The story of the lone female protagonist in the book, Richa Singh, former president of Allahabad University Students Union, is both distinct and different. The author finds an inspirational connect with her politics and becomes an integral part of her
dramatic journey (like being on stage when bombs are thrown at her by rivals) towards challenging the male-dominated student politics of Uttar Pradesh. It is a rather uncritical view, with no questioning of her political choices. Richa lost the last UP assembly election as a Samajwadi Party candidate. It is telling that the man she stopped from entering the University for his rabid Hindutva views, Yogi Adityanath, became the chief minister of UP after those elections.

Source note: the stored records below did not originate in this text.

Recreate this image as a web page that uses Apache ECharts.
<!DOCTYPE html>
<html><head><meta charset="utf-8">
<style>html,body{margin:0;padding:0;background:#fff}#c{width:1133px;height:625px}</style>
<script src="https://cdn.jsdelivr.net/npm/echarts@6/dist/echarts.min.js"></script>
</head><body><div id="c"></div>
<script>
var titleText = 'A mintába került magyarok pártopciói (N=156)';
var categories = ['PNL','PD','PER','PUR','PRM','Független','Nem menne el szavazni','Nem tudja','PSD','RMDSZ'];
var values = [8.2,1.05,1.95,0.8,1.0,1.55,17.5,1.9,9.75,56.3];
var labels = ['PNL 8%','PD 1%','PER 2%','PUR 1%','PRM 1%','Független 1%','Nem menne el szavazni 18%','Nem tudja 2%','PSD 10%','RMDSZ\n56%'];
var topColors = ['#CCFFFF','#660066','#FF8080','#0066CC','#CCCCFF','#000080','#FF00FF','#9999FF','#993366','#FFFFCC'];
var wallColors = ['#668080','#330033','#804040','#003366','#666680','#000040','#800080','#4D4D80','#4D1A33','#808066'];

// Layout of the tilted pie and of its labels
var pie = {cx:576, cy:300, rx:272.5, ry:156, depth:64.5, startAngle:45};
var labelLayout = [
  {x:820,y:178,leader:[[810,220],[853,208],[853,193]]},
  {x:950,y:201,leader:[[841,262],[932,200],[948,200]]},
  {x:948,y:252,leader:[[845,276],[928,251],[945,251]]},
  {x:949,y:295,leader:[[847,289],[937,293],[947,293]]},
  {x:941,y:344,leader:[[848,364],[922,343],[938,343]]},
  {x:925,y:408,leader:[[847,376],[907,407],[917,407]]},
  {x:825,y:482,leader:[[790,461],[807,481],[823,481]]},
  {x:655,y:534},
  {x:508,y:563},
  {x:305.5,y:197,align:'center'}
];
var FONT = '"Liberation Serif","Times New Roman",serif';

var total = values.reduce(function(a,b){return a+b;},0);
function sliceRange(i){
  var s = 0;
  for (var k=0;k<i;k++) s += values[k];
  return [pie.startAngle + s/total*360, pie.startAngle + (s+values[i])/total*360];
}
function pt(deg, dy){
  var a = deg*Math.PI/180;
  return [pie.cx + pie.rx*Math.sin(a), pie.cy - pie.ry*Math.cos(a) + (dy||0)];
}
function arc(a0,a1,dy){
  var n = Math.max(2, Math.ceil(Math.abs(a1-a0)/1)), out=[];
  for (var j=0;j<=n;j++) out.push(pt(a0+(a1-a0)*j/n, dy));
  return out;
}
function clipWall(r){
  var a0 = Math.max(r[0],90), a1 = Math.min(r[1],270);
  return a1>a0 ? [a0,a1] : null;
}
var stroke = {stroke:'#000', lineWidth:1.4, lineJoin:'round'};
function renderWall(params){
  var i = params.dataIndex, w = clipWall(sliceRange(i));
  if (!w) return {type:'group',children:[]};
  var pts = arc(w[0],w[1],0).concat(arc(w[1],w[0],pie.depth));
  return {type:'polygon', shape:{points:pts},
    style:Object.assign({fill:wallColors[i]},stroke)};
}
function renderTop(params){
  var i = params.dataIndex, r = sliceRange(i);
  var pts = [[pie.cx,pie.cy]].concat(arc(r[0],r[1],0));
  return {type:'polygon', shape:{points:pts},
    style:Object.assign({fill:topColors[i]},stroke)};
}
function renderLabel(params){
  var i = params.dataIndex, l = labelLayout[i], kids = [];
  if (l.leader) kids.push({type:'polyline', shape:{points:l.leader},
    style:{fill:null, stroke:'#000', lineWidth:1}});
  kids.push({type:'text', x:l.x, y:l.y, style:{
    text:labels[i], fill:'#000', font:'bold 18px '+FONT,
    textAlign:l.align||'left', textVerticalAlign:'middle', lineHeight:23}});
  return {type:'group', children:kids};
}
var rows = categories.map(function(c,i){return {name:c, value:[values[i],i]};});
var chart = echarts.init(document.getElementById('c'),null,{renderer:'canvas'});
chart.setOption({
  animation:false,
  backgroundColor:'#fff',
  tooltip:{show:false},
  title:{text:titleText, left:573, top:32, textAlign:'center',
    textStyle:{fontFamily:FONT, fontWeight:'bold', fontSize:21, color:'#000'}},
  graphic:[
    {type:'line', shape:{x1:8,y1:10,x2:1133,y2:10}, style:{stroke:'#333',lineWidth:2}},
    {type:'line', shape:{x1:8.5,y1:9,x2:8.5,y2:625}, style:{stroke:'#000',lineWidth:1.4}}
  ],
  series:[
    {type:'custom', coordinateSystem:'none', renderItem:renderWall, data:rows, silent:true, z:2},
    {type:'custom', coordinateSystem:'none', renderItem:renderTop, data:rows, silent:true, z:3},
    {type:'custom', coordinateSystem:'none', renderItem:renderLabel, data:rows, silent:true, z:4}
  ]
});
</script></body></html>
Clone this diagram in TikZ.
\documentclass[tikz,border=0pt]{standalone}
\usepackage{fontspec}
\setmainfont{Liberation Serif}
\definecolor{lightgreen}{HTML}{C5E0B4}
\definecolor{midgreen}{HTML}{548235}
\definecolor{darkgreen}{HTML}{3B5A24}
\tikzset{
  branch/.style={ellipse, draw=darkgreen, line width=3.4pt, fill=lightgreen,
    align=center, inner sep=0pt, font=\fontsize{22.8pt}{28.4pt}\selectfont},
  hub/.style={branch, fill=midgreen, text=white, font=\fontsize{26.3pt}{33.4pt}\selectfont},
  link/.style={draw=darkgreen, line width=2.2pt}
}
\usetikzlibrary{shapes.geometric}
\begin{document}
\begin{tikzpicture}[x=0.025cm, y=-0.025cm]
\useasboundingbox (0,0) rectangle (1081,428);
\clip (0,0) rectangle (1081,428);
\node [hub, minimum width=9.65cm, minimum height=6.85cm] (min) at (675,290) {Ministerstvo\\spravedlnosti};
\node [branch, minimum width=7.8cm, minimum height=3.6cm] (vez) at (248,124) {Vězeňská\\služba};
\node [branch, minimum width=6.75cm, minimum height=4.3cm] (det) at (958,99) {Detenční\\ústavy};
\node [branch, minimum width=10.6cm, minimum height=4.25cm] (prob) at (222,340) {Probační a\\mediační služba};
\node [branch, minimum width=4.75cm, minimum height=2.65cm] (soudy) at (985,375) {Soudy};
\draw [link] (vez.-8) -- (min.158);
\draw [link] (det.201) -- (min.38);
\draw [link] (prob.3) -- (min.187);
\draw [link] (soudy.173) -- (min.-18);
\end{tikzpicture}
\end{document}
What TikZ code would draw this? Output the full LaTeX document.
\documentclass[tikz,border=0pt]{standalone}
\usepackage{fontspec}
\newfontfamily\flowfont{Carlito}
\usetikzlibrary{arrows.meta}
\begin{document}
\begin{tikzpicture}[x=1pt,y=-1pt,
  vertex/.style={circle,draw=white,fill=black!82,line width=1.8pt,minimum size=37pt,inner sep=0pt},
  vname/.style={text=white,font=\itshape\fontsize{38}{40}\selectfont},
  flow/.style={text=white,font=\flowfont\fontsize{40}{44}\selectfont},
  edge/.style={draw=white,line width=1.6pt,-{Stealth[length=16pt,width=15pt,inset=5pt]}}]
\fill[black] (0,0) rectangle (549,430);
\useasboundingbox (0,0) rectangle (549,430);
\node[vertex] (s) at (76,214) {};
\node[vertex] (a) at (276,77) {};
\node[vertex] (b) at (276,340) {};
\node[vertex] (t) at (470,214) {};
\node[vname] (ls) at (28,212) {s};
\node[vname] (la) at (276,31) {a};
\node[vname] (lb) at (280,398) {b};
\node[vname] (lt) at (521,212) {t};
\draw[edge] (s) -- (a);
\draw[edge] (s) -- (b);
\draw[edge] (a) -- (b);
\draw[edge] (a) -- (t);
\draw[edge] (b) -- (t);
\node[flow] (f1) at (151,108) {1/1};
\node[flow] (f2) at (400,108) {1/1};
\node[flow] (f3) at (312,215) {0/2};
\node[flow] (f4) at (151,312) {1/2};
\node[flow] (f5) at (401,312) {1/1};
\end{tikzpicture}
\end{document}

An engaging read with vivid details, the book stands out as a collection of good reportage. Even while asserting her politics, Poonam doesn’t pass judgement on the characters: her attempts at understanding them never crosses over to rationalising their behaviour. While each of these are fascinating stories, do they really represent the whole of neo-middle class, or this generation of Indians? The lack of any Dalit story or a story from South India or the Northeast in the book is jarring, as is the peaking of the book in its first two chapters. But those are minor aberrations in an effort that succeeds in training the spotlight on one of the relatively unlit corners of contemporary India.